Data collection will focus on the elements boron (B) and molybdenum (Mo), which are relatively water-soluble in earth-surface systems, and as a result, are abundant in seawater and are easily transferred to rocks that underlie the ocean basins. When subduction pushes the hydrated oceanic crust back into the Earth’s interior, the water is driven out of the rocks by chemical reactions that produce fluids rich in B and Mo.
Under the extreme pressures and temperatures of the Earth’s interior, fluids lower the melting point of the rocks that they encounter and trigger the melting processes that lead to volcanic eruptions at the Earth’s surface. In turn, the concentrations of B and Mo in these volcanic rocks reveal key information about the paths that the fluids follow and the rocks that are melted along the way.
Immediate societal benefit of this work will be research training of the graduate students who will be supported under the project. The project also initiates an after-school intern program for students from Dreher High School, in Columbia, South Carolina. The student interns will assist with sample preparation, data reduction, and data management.
The interns will also produce a small data set of their own as a final project. The goals of the program are to expose high-school students to areas of applied chemistry and to NSF-funded research in the earth sciences.

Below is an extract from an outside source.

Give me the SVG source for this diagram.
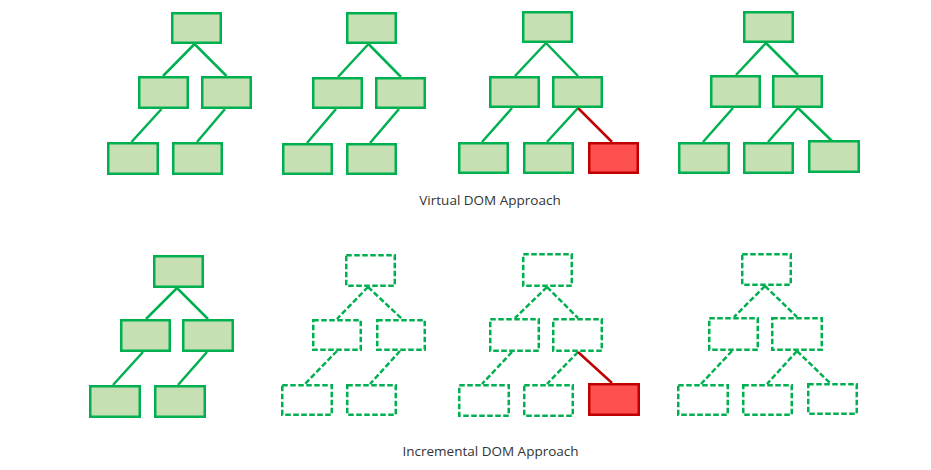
<svg xmlns="http://www.w3.org/2000/svg" width="931" height="470" viewBox="0 0 931 470">
<style>
.n{fill:#C6E0B4;stroke:#00B050;stroke-width:2.5}
.d{fill:#FFFFFF;stroke:#00B050;stroke-width:2.5;stroke-dasharray:5.5 2.5}
.r{fill:#FF5050;stroke:#C00000;stroke-width:2.5}
.c{stroke:#00B050;stroke-width:2.5;fill:none}
.cd{stroke:#00B050;stroke-width:2.5;fill:none;stroke-dasharray:5.5 2.5}
.cr{stroke:#C00000;stroke-width:2.5;fill:none}
.lbl{font-family:"Open Sans","Noto Sans","Liberation Sans",sans-serif;font-size:13.5px;fill:#333333;text-anchor:middle}
</style>
<rect width="931" height="470" fill="#FFFFFF"/>
<g id="connectors">
<line class="c" x1="194.5" y1="44" x2="163" y2="76"/>
<line class="c" x1="194.5" y1="44" x2="226.5" y2="76"/>
<line class="c" x1="161.5" y1="109" x2="131.5" y2="142"/>
<line class="c" x1="225" y1="109" x2="197" y2="142"/>
<line class="c" x1="368.5" y1="44" x2="338" y2="77"/>
<line class="c" x1="368.5" y1="44" x2="401" y2="77"/>
<line class="c" x1="336" y1="109" x2="307" y2="143"/>
<line class="c" x1="399" y1="109" x2="370" y2="143"/>
<line class="c" x1="546" y1="43" x2="515" y2="76"/>
<line class="c" x1="546" y1="43" x2="578" y2="76"/>
<line class="c" x1="512" y1="108" x2="482" y2="142"/>
<line class="c" x1="578" y1="108" x2="547" y2="142"/>
<line class="cr" x1="578" y1="108" x2="612" y2="142"/>
<line class="c" x1="766" y1="43" x2="736" y2="75"/>
<line class="c" x1="766" y1="43" x2="798" y2="75"/>
<line class="c" x1="733" y1="108" x2="703" y2="142"/>
<line class="c" x1="798" y1="108" x2="768" y2="142"/>
<line class="c" x1="798" y1="108" x2="832" y2="141"/>
<line class="c" x1="177" y1="288" x2="146" y2="319"/>
<line class="c" x1="177" y1="288" x2="208" y2="319"/>
<line class="c" x1="143" y1="352" x2="113" y2="385"/>
<line class="c" x1="207" y1="352" x2="178" y2="385"/>
<line class="cd" x1="368" y1="287" x2="337" y2="319"/>
<line class="cd" x1="368" y1="287" x2="402" y2="319"/>
<line class="cd" x1="337" y1="351" x2="305" y2="384"/>
<line class="cd" x1="400" y1="351" x2="370" y2="384"/>
<line class="cd" x1="547" y1="287" x2="515" y2="318"/>
<line class="cd" x1="547" y1="287" x2="578" y2="318"/>
<line class="cd" x1="512" y1="352" x2="482" y2="384"/>
<line class="cd" x1="578" y1="352" x2="547" y2="384"/>
<line class="cr" x1="578" y1="352" x2="612" y2="383"/>
<line class="cd" x1="765" y1="286" x2="734" y2="317"/>
<line class="cd" x1="765" y1="286" x2="797" y2="317"/>
<line class="cd" x1="732" y1="351" x2="701" y2="384"/>
<line class="cd" x1="797" y1="351" x2="767" y2="384"/>
<line class="cd" x1="797" y1="351" x2="830" y2="383"/>
</g>
<g id="t1-root"><rect class="n" x="172.25" y="13.25" width="48.5" height="29.5"/></g>
<g id="t1-ml"><rect class="n" x="139.25" y="77.25" width="48.5" height="30.5"/></g>
<g id="t1-mr"><rect class="n" x="202.25" y="77.25" width="48.5" height="30.5"/></g>
<g id="t1-bl"><rect class="n" x="108.25" y="143.25" width="49.5" height="30.5"/></g>
<g id="t1-br"><rect class="n" x="173.25" y="143.25" width="48.5" height="30.5"/></g>
<g id="t2-root"><rect class="n" x="347.25" y="13.25" width="48.5" height="29.5"/></g>
<g id="t2-ml"><rect class="n" x="313.25" y="78.25" width="48.5" height="29.5"/></g>
<g id="t2-mr"><rect class="n" x="376.25" y="78.25" width="48.5" height="29.5"/></g>
<g id="t2-bl"><rect class="n" x="283.25" y="144.25" width="48.5" height="29.5"/></g>
<g id="t2-br"><rect class="n" x="347.25" y="144.25" width="48.5" height="29.5"/></g>
<g id="t3-root"><rect class="n" x="523.25" y="12.25" width="48.5" height="29.5"/></g>
<g id="t3-ml"><rect class="n" x="490.25" y="77.25" width="48.5" height="29.5"/></g>
<g id="t3-mr"><rect class="n" x="553.25" y="77.25" width="48.5" height="29.5"/></g>
<g id="t3-bl"><rect class="n" x="459.25" y="143.25" width="48.5" height="29.5"/></g>
<g id="t3-bm"><rect class="n" x="524.25" y="143.25" width="48.5" height="29.5"/></g>
<g id="t3-new"><rect class="r" x="589.25" y="143.25" width="48.5" height="29.5"/></g>
<g id="t4-root"><rect class="n" x="744.25" y="12.25" width="48.5" height="29.5"/></g>
<g id="t4-ml"><rect class="n" x="711.25" y="76.25" width="48.5" height="30.5"/></g>
<g id="t4-mr"><rect class="n" x="773.25" y="76.25" width="48.5" height="30.5"/></g>
<g id="t4-bl"><rect class="n" x="679.25" y="143.25" width="49.5" height="29.5"/></g>
<g id="t4-bm"><rect class="n" x="744.25" y="143.25" width="48.5" height="29.5"/></g>
<g id="t4-br"><rect class="n" x="809.25" y="141.25" width="49.5" height="30.5"/></g>
<g id="b1-root"><rect class="n" x="154.25" y="256.25" width="48.5" height="30.5"/></g>
<g id="b1-ml"><rect class="n" x="121.25" y="320.25" width="48.5" height="30.5"/></g>
<g id="b1-mr"><rect class="n" x="183.25" y="320.25" width="49.5" height="30.5"/></g>
<g id="b1-bl"><rect class="n" x="90.25" y="386.25" width="49.5" height="30.5"/></g>
<g id="b1-br"><rect class="n" x="155.25" y="386.25" width="49.5" height="30.5"/></g>
<g id="b2-root"><rect class="d" x="346.25" y="255.25" width="48.5" height="30.5"/></g>
<g id="b2-ml"><rect class="d" x="313.25" y="320.25" width="47.5" height="29.5"/></g>
<g id="b2-mr"><rect class="d" x="377.25" y="320.25" width="47.5" height="29.5"/></g>
<g id="b2-bl"><rect class="d" x="282.25" y="385.25" width="49.5" height="29.5"/></g>
<g id="b2-br"><rect class="d" x="347.25" y="385.25" width="48.5" height="29.5"/></g>
<g id="b3-root"><rect class="d" x="523.25" y="254.25" width="48.5" height="31.5"/></g>
<g id="b3-ml"><rect class="d" x="490.25" y="319.25" width="48.5" height="31.5"/></g>
<g id="b3-mr"><rect class="d" x="553.25" y="319.25" width="48.5" height="31.5"/></g>
<g id="b3-bl"><rect class="d" x="459.25" y="385.25" width="49.5" height="30.5"/></g>
<g id="b3-bm"><rect class="d" x="524.25" y="385.25" width="48.5" height="30.5"/></g>
<g id="b3-new"><rect class="r" x="589.25" y="384.25" width="49.5" height="30.5"/></g>
<g id="b4-root"><rect class="d" x="742.25" y="254.25" width="48.5" height="30.5"/></g>
<g id="b4-ml"><rect class="d" x="709.25" y="318.25" width="48.5" height="31.5"/></g>
<g id="b4-mr"><rect class="d" x="772.25" y="318.25" width="49.5" height="31.5"/></g>
<g id="b4-bl"><rect class="d" x="678.25" y="385.25" width="49.5" height="29.5"/></g>
<g id="b4-bm"><rect class="d" x="743.25" y="385.25" width="48.5" height="29.5"/></g>
<g id="b4-br"><rect class="d" x="808.25" y="384.25" width="48.5" height="29.5"/></g>
<g id="labels">
<text class="lbl" x="490" y="205">Virtual DOM Approach</text>
<text class="lbl" x="490.5" y="456">Incremental DOM Approach</text>
</g>
</svg>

The key technical goal of the project is to take advantage of the fluid-mobile behavior of boron and molybdenum in order to distinguish the competing roles of subduction inputs (sediments, serpentinite and altered basaltic crust) in the generation of the Aleutian Arc magmas. We will collect B and Mo isotope data for subduction inputs (sediment, altered oceanic crust, abyssal peridotite) and outputs (volcanic rocks) along the Aleutian arc and link the chemical results to physical parameters such as subduction rate, sediment flux, and thermal parameter, which change systematically along the arc.
Boron isotopes are used as tracers of fluid pathways, which also respond to changes in the thermal state of the subducting plate. The importance of Mo isotopes stems from their value as a tracer of both fluids and sediment type. The combined B and Mo isotope tracers and Aleutian natural laboratory create opportunities to distinguish sources in subducted sediment, serpentinite, and altered oceanic crust, especially at the point along the arc where the Amlia Fracture Zone enters the trench, and in the western-most Aleutians, where hot-slab effects are uniquely well expressed.
This award reflects NSF's statutory mission and has been deemed worthy of support through evaluation using the Foundation's intellectual merit and broader impacts review criteria.